L'insouciance, ce n'est pas vraiment l'état d'esprit du lecteur de ce livre. Nous y suivons quatre parcours : un soldat souffrant de stress post-traumatique après l'Afghanistan, un homme d'affaires dont la judéité refait soudainement surface après une campagne de promotion malheureuse, l'auteure d'un livre unique, femme dudit homme d'affaires et amoureuse dudit soldat, et un conseiller à l'Elysée qui ne cesse de se voir renvoyé à sa négritude.
Le tout est dense, fait pour jeter un pavé dans la mare : campagne de dénigrement sur les réseaux, antisémitisme et racisme, mépris de classe sont à l'honneur. Quant à l'amitié, l'amour, tout ou presque est vu par le prisme de l'opportunisme. On a sa vie à construire, comme un combat à soutenir contre l'adversité.

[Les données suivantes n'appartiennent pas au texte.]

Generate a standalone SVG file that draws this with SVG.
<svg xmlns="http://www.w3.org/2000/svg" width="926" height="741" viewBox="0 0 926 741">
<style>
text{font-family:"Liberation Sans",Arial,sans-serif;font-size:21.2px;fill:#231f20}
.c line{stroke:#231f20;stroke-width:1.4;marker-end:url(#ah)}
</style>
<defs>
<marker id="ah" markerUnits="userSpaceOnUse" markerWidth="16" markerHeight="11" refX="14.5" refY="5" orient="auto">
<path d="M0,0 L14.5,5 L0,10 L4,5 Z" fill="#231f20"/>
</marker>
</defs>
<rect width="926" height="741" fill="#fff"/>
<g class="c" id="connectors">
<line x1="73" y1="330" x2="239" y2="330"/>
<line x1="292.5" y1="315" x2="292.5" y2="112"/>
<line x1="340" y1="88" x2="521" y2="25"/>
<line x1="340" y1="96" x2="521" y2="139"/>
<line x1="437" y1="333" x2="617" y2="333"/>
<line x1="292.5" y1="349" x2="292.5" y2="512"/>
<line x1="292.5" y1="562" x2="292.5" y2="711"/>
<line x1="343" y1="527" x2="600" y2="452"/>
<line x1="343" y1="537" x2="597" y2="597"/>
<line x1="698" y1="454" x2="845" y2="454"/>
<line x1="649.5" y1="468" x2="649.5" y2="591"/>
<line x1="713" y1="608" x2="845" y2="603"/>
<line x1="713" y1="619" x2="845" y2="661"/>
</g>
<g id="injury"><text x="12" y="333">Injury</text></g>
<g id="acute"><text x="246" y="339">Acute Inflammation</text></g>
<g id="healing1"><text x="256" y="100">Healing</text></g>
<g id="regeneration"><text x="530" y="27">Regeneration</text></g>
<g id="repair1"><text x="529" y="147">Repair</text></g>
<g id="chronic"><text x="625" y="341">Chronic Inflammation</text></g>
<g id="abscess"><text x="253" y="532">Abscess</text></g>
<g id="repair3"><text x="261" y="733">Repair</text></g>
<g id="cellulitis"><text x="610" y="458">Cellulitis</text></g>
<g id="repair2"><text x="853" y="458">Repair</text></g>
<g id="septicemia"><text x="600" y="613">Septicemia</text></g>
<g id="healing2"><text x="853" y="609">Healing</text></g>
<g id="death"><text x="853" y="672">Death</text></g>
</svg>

L'ensemble se lit très bien, même si parfois cela devient un manifeste. Par exemple, Karine Tuil a lu Fanon, c'est indéniable, et elle applique Fanon à la lettre. C'est louable, bien sûr, mais on pourra regretter que le roman se fasse pamphlet, évacuant souvent le naturel au bénéfice de situations signifiantes. Non pas que les situations en questions ne puissent advenir, malheureusement. Mais on a l'impression que certains personnages secondaires ne sont là que pour enfoncer le clou. Karine Tuil adopte dans ce roman la position du moraliste.

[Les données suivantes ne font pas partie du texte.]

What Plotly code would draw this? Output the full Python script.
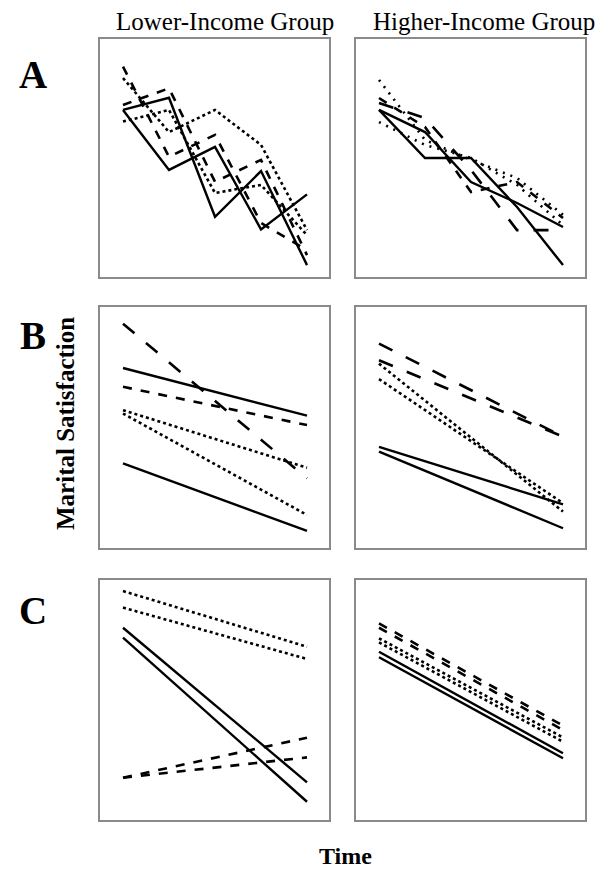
import plotly.graph_objects as go

W, H = 604, 876
OFF = 8  # default page body margin of the browser
FW, FH = W - OFF, H - OFF

# ---------------- data ----------------
time5 = [1, 2, 3, 4, 5]
time2 = [1, 5]

# Panel A, lower-income (5 waves)
a_low_solid1 = [7.02, 4.50, 5.47, 2.00, 3.47]
a_low_solid2 = [7.02, 7.53, 2.53, 4.45, 0.50]
a_low_dash1 = [8.84, 5.05, 5.97, 2.27, 1.13]
a_low_dash2 = [7.23, 7.93, 4.00, 4.92, 0.92]
a_low_dot1 = [8.36, 6.09, 7.02, 5.55, 1.97]
a_low_dot2 = [6.53, 7.02, 3.53, 3.87, 1.76]

# Panel A, higher-income (5 waves)
a_high_solid1 = [7.02, 5.00, 5.00, 2.94, 0.50]
a_high_solid2 = [7.02, 6.09, 3.99, 3.11, 2.10]
a_high_dash1 = [7.52, 6.30, 3.57, 3.99, 2.48]
a_high_dash2 = [7.31, 6.68, 4.50, 1.97, 1.97]
a_high_dot1 = [8.28, 5.76, 4.92, 4.16, 2.61]
a_high_dot2 = [6.51, 5.55, 5.00, 3.87, 2.18]

# Panel B, lower-income (start, end)
b_low_longdash = [9.31, 2.89]
b_low_solid1 = [7.47, 5.49]
b_low_dash = [6.69, 5.10]
b_low_dot1 = [5.72, 3.33]
b_low_dot2 = [5.58, 1.37]
b_low_solid2 = [3.51, 0.71]

# Panel B, higher-income
b_high_longdash1 = [8.48, 4.62]
b_high_longdash2 = [7.79, 4.62]
b_high_dot1 = [7.65, 1.51]
b_high_dot2 = [7.01, 1.86]
b_high_solid1 = [4.20, 1.81]
b_high_solid2 = [4.00, 0.82]

# Panel C, lower-income
c_low_dot1 = [9.54, 7.22]
c_low_dot2 = [8.85, 6.71]
c_low_solid1 = [8.01, 1.57]
c_low_solid2 = [7.60, 0.76]
c_low_dash1 = [1.76, 3.43]
c_low_dash2 = [1.76, 2.61]

# Panel C, higher-income
c_high_dash1 = [8.19, 3.93]
c_high_dash2 = [8.01, 3.75]
c_high_dot1 = [7.57, 3.44]
c_high_dot2 = [7.40, 3.26]
c_high_solid1 = [7.01, 2.78]
c_high_solid2 = [6.78, 2.57]

row_labels = ["A", "B", "C"]
col_labels = ["Lower-Income Group", "Higher-Income Group"]
y_title = "Marital Satisfaction"
x_title = "Time"

# ---------------- layout geometry (page pixels) ----------------
col_px = [(100, 329), (356, 585)]
row_px = [(39, 277), (307, 548), (580, 820)]

def px_x(p):
    return (p - OFF) / FW

def px_y(p):
    return 1 - (p - OFF) / FH

panels = [
    (0, 0, time5, [(a_low_solid1, "solid"), (a_low_solid2, "solid"), (a_low_dash1, "dash"),
                   (a_low_dash2, "dash"), (a_low_dot1, "dot"), (a_low_dot2, "dot")]),
    (0, 1, time5, [(a_high_solid1, "solid"), (a_high_solid2, "solid"), (a_high_dash1, "dash"),
                   (a_high_dash2, "longdash"), (a_high_dot1, "2px,6px"), (a_high_dot2, "2px,6px")]),
    (1, 0, time2, [(b_low_longdash, "longdash"), (b_low_solid1, "solid"), (b_low_dash, "dash"),
                   (b_low_dot1, "dot"), (b_low_dot2, "dot"), (b_low_solid2, "solid")]),
    (1, 1, time2, [(b_high_longdash1, "longdash"), (b_high_longdash2, "longdash"), (b_high_dot1, "dot"),
                   (b_high_dot2, "dot"), (b_high_solid1, "solid"), (b_high_solid2, "solid")]),
    (2, 0, time2, [(c_low_dot1, "dot"), (c_low_dot2, "dot"), (c_low_solid1, "solid"),
                   (c_low_solid2, "solid"), (c_low_dash1, "dash"), (c_low_dash2, "dash")]),
    (2, 1, time2, [(c_high_dash1, "dash"), (c_high_dash2, "dash"), (c_high_dot1, "dot"),
                   (c_high_dot2, "dot"), (c_high_solid1, "solid"), (c_high_solid2, "solid")]),
]

fig = go.Figure()
layout_axes = {}
for i, (r, c, tx, series) in enumerate(panels):
    n = i + 1
    xa = "x" if n == 1 else f"x{n}"
    ya = "y" if n == 1 else f"y{n}"
    for vals, dash in series:
        fig.add_trace(go.Scatter(
            x=tx, y=vals, mode="lines", xaxis=xa, yaxis=ya,
            line=dict(color="black", width=2.4 if dash == "solid" else 2.6, dash=dash),
            showlegend=False, hoverinfo="skip"))
    x0, x1 = col_px[c]
    y0, y1 = row_px[r]
    common = dict(showgrid=False, zeroline=False, showticklabels=False, ticks="",
                  showline=True, mirror=True, linecolor="#8a8a8a", linewidth=2,
                  fixedrange=True)
    layout_axes[f"xaxis{n if n > 1 else ''}"] = dict(
        domain=[px_x(x0), px_x(x1)], range=[0.5, 5.478], anchor=ya, **common)
    layout_axes[f"yaxis{n if n > 1 else ''}"] = dict(
        domain=[px_y(y1), px_y(y0)], range=[0, 10], anchor=xa, **common)

serif = "Liberation Serif, Times New Roman, serif"
annotations = []
for lab, cx in zip(col_labels, [225, 484]):
    annotations.append(dict(text=lab, x=px_x(cx), y=px_y(22), xref="paper", yref="paper",
                            xanchor="center", yanchor="middle", showarrow=False,
                            font=dict(family=serif, size=25, color="black")))
for lab, cy in zip(row_labels, [74, 336, 610]):
    annotations.append(dict(text=f"<b>{lab}</b>", x=px_x(33), y=px_y(cy), xref="paper", yref="paper",
                            xanchor="center", yanchor="middle", showarrow=False,
                            font=dict(family=serif, size=39, color="black")))
annotations.append(dict(text=f"<b>{y_title}</b>", x=px_x(66), y=px_y(424), xref="paper", yref="paper",
                        xanchor="center", yanchor="middle", showarrow=False, textangle=-90,
                        font=dict(family=serif, size=25, color="black")))
annotations.append(dict(text=f"<b>{x_title}</b>", x=px_x(345), y=px_y(856), xref="paper", yref="paper",
                        xanchor="center", yanchor="middle", showarrow=False,
                        font=dict(family=serif, size=24, color="black")))

fig.update_layout(width=FW, height=FH, margin=dict(l=0, r=0, t=0, b=0),
                  paper_bgcolor="white", plot_bgcolor="white",
                  annotations=annotations, **layout_axes)

fig.write_html("out.html", config={"displayModeBar": False})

Ce n'est pas tellement un problème, sauf que cette position adoptée en continu empêche l'émotion de réellement se déployer, ce qui en ce qui me concerne, aurait eu une force bien supérieure. C'est un peu comme si Karine Tuil retenait les rênes de son récit pour l'empêcher d'aller où bon lui semble. C'est brillant, mais ce n'est pas viscéral.

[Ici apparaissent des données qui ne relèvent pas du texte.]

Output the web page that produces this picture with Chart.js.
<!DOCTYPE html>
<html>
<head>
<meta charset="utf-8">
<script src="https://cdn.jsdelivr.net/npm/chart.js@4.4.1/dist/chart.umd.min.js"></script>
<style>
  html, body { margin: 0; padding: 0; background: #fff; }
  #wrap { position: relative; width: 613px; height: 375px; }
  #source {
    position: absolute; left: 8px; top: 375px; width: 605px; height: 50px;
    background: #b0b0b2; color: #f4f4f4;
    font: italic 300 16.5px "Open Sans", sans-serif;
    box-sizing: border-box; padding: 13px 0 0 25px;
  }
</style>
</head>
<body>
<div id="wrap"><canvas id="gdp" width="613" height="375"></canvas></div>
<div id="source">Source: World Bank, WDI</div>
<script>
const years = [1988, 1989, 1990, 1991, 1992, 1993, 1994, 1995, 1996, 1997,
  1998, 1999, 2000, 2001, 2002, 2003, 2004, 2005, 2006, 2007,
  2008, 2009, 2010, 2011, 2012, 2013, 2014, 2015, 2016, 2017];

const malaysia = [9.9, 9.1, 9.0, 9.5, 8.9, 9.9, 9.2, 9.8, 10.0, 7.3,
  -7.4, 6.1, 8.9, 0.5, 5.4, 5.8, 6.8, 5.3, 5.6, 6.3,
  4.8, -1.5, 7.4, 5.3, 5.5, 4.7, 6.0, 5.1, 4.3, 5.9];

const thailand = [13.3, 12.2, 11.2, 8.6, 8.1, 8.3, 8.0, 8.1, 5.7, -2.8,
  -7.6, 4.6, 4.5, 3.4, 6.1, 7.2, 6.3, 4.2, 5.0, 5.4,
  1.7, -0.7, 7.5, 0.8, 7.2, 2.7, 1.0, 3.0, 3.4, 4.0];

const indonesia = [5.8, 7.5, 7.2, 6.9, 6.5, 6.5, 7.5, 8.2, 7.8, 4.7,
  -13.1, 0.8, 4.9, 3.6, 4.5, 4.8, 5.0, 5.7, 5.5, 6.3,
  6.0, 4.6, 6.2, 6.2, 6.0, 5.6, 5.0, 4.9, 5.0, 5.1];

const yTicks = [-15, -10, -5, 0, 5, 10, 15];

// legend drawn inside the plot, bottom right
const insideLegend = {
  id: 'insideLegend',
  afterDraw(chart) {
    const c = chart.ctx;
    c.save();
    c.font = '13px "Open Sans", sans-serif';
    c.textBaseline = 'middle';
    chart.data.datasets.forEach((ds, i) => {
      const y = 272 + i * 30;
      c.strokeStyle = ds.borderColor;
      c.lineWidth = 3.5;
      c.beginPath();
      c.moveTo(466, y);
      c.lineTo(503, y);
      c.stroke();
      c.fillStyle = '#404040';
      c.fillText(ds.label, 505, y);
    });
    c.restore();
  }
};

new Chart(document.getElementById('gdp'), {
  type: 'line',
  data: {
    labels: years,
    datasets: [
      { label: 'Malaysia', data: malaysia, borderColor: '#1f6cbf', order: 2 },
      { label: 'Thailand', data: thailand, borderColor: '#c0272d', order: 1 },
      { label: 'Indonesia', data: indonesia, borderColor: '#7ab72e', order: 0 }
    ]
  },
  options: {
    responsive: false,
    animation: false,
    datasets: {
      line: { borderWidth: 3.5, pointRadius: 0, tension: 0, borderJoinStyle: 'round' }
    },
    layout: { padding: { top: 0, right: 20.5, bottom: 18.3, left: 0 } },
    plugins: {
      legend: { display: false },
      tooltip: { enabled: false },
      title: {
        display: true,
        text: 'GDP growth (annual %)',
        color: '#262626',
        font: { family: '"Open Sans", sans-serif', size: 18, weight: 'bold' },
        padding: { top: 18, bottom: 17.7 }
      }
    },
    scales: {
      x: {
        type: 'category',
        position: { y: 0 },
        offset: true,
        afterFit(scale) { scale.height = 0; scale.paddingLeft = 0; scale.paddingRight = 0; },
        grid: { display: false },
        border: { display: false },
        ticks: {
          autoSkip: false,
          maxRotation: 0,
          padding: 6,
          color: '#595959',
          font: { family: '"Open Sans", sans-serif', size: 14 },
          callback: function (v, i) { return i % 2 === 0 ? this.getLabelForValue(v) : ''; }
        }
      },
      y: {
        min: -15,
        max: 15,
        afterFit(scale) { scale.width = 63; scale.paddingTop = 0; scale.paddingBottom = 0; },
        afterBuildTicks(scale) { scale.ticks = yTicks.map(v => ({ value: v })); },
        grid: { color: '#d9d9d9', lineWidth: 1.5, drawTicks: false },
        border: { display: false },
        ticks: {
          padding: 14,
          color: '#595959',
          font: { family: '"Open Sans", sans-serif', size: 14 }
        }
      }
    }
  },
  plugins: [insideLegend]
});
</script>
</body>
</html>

Malgré cela, l'Insouciance est une belle découverte, j'en remercie mon éclaireur CinephageAiguise, dont voici la critique qui m'a donné envie de chercher ce livre : https://senscritique.sitesdebloques.info/livre/l_insouciance/critique/317533349
Une chose est sûre, ce livre m'aura donné envie d'approfondir, et j'en lirai d'autres de Karine Tuil.